Maximum friction force for a wheel to be able to roll [duplicate]

Question

The wheel with mass $M$ and radius $R$ below is free in space (it is not on the ground). A torque $\tau$ is applied to it through an engine. A horizontal force $F = \frac{\tau}{R}$ is also applied to it on its bottom-most point. I work out the net torque on the wheel by

$$\tau_{net} = \tau - \frac{\tau}{R}R = 0$$

Since the net torque acting on the wheel is zero, I expect the wheel to slide to the right with linear acceleration $a = \frac{\tau}{MR}$, and to not roll (due to zero torque).

Now, another wheel (below) with radius $R$ is on the ground, and an engine applies a torque $\tau$ to it. The ground applies a force $F_{friction}$ in order to prevent the wheel to slip. The wheel translates to the right, but this time let's say that it rolls with a bit of slipping.

From this, can I assume that the friction force $F_{friction}$ the ground applies to the wheel is always smaller than $\frac{\tau}{R}$? Because, from what I see above, if friction is equals to this $\frac{\tau}{R}$, the wheel would not roll at all.

Answer 1

Since the net torque acting on the wheel is zero, I expect the wheel to slide to the right with linear acceleration $\alpha = \tau MR$, and to not roll (due to zero torque).

Be careful. There are subtleties here. This will not necessarily be true in an accelerating frame of reference. In your particular case since it holds for the axis that goes through the center of mass, it will be okay. But you may need to keep that in mind when the object is accelerating.

The wheel translates to the right, but this time let's say that it rolls with a bit of slipping.

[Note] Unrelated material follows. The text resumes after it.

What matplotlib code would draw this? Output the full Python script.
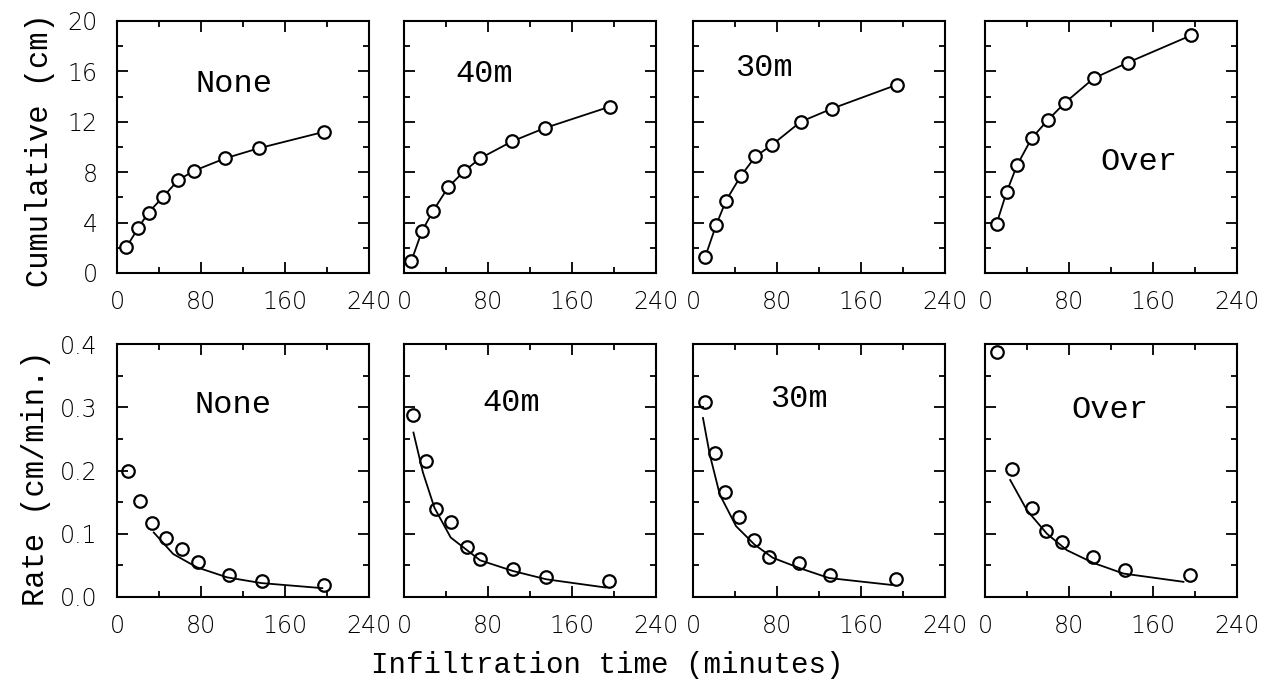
import matplotlib
matplotlib.use("Agg")
import matplotlib.pyplot as plt
from matplotlib.ticker import MultipleLocator

# Treatment labels for each column
treatments = ["None", "40m", "30m", "Over"]

# Cumulative infiltration (cm) vs time (min)
cum_x = [
    [9, 20, 30, 44, 58, 73, 103, 135, 197],
    [7, 17, 27.5, 42, 57.5, 72.5, 103, 134, 196],
    [11.5, 22, 31.5, 45.5, 59.5, 75, 102.5, 132.5, 194.5],
    [11, 20.5, 30.5, 44.5, 60, 76, 103.5, 136, 196],
]
cum_y = [
    [2.05, 3.55, 4.8, 6.05, 7.35, 8.1, 9.1, 9.9, 11.2],
    [0.95, 3.3, 4.9, 6.8, 8.1, 9.1, 10.45, 11.5, 13.2],
    [1.25, 3.8, 5.75, 7.7, 9.25, 10.15, 12.0, 13.05, 14.95],
    [3.9, 6.4, 8.55, 10.7, 12.15, 13.5, 15.45, 16.7, 18.85],
]

# Infiltration rate (cm/min) observations
rate_x = [
    [10, 22, 33.5, 47, 61.5, 77.5, 106.5, 138, 197],
    [9, 20.5, 30.5, 44.5, 60, 72.5, 104, 135.5, 195],
    [11, 20.5, 30, 43.5, 58, 72, 101, 130.5, 193],
    [11, 25.5, 44.5, 58, 73, 103, 133.5, 195],
]
rate_y = [
    [0.200, 0.151, 0.117, 0.094, 0.076, 0.055, 0.034, 0.026, 0.019],
    [0.287, 0.215, 0.139, 0.118, 0.079, 0.060, 0.045, 0.031, 0.025],
    [0.308, 0.228, 0.166, 0.126, 0.090, 0.064, 0.053, 0.034, 0.029],
    [0.388, 0.203, 0.140, 0.104, 0.087, 0.064, 0.042, 0.034],
]

# Fitted rate curves
fit_x = [
    [35, 53.5, 76, 105, 137.5, 195.5],
    [9, 18, 29, 44.5, 72.5, 104, 135.5, 192],
    [9.5, 16, 25.5, 41, 58.5, 76, 101, 129.5, 189.5],
    [24, 40, 59, 78, 103, 132, 189],
]
fit_y = [
    [0.102, 0.068, 0.047, 0.031, 0.022, 0.014],
    [0.260, 0.197, 0.141, 0.094, 0.058, 0.041, 0.028, 0.015],
    [0.283, 0.225, 0.162, 0.112, 0.083, 0.062, 0.046, 0.030, 0.019],
    [0.185, 0.137, 0.100, 0.074, 0.054, 0.037, 0.024],
]

# label positions inside panels (data coords)
cum_label_pos = [(111, 15.0), (76, 15.8), (68, 16.3), (147, 8.8)]
rate_label_pos = [(110, 0.303), (102, 0.307), (101, 0.313), (119, 0.296)]

W, H = 1268, 687
fig = plt.figure(figsize=(W / 100, H / 100), dpi=100)

lefts = [117, 404, 693, 985]
pw = 252
rows = [(21, 273), (344, 597)]

mono = "Liberation Mono"
tickfont = "DejaVu Sans"


def style_axes(ax, show_y):
    for s in ax.spines.values():
        s.set_linewidth(1.5)
    ax.tick_params(which="both", direction="in", top=True, right=True,
                   width=1.3, labelsize=17)
    ax.tick_params(axis="x", pad=12)
    ax.tick_params(axis="y", pad=14)
    ax.tick_params(which="major", length=8)
    ax.tick_params(which="minor", length=4)
    ax.xaxis.set_major_locator(MultipleLocator(80))
    ax.xaxis.set_minor_locator(MultipleLocator(40))
    ax.set_xlim(0, 240)
    for lab in ax.get_xticklabels() + ax.get_yticklabels():
        lab.set_fontfamily(tickfont)
        lab.set_fontweight("light")
        lab.set_color("black")
    if not show_y:
        ax.set_yticklabels([])


for i, name in enumerate(treatments):
    # top row: cumulative
    top, bot = rows[0]
    ax = fig.add_axes([lefts[i] / W, 1 - bot / H, pw / W, (bot - top) / H])
    ax.plot(cum_x[i], cum_y[i], "-", color="black", lw=1.3)
    ax.plot(cum_x[i], cum_y[i], "o", mfc="white", mec="black", ms=9, mew=1.6)
    ax.set_ylim(0, 20)
    ax.yaxis.set_major_locator(MultipleLocator(4))
    ax.yaxis.set_minor_locator(MultipleLocator(2))
    style_axes(ax, i == 0)
    ax.text(*cum_label_pos[i], name, family=mono, fontsize=23, ha="center", va="center")

    # bottom row: rate
    top, bot = rows[1]
    ax = fig.add_axes([lefts[i] / W, 1 - bot / H, pw / W, (bot - top) / H])
    ax.plot(fit_x[i], fit_y[i], "-", color="black", lw=1.3)
    ax.plot(rate_x[i], rate_y[i], "o", mfc="none", mec="black", ms=9, mew=1.6,
            clip_on=False)
    ax.set_ylim(0, 0.4)
    ax.yaxis.set_major_locator(MultipleLocator(0.1))
    ax.yaxis.set_minor_locator(MultipleLocator(0.05))
    ax.yaxis.set_major_formatter(plt.FuncFormatter(lambda v, p: f"{v:.1f}"))
    style_axes(ax, i == 0)
    ax.text(*rate_label_pos[i], name, family=mono, fontsize=23, ha="center", va="center")

fig.text(40 / W, 1 - 150 / H, "Cumulative (cm)", family=mono, fontsize=22,
         rotation=90, ha="center", va="center")
fig.text(36 / W, 1 - 478 / H, "Rate (cm/min.)", family=mono, fontsize=22,
         rotation=90, ha="center", va="center")
fig.text(607 / W, 1 - 665 / H, "Infiltration time (minutes)", family=mono,
         fontsize=21, ha="center", va="center")

fig.savefig("out.png", dpi=100)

It won't really matter if it's slipping or not. You can do the same analysis with it not slipping because the wheel is changing rotational speed even in the no-slip case.

can I assume that the friction force $F_{friction}$ the ground applies to the wheel is always smaller than $\tau R$? Because, from what I see above, if friction is equals to this $\tau R$, the wheel would not roll at all.

Basically correct. Although it's not that "the wheel would not roll", it's that "the wheel will not roll faster over time". If the torques were equal, the wheel would roll along at a constant speed. But the torque from the engine must be greater to make it accelerate.

From this, you do indeed know the frictional force is less than the force required to null the engine torque.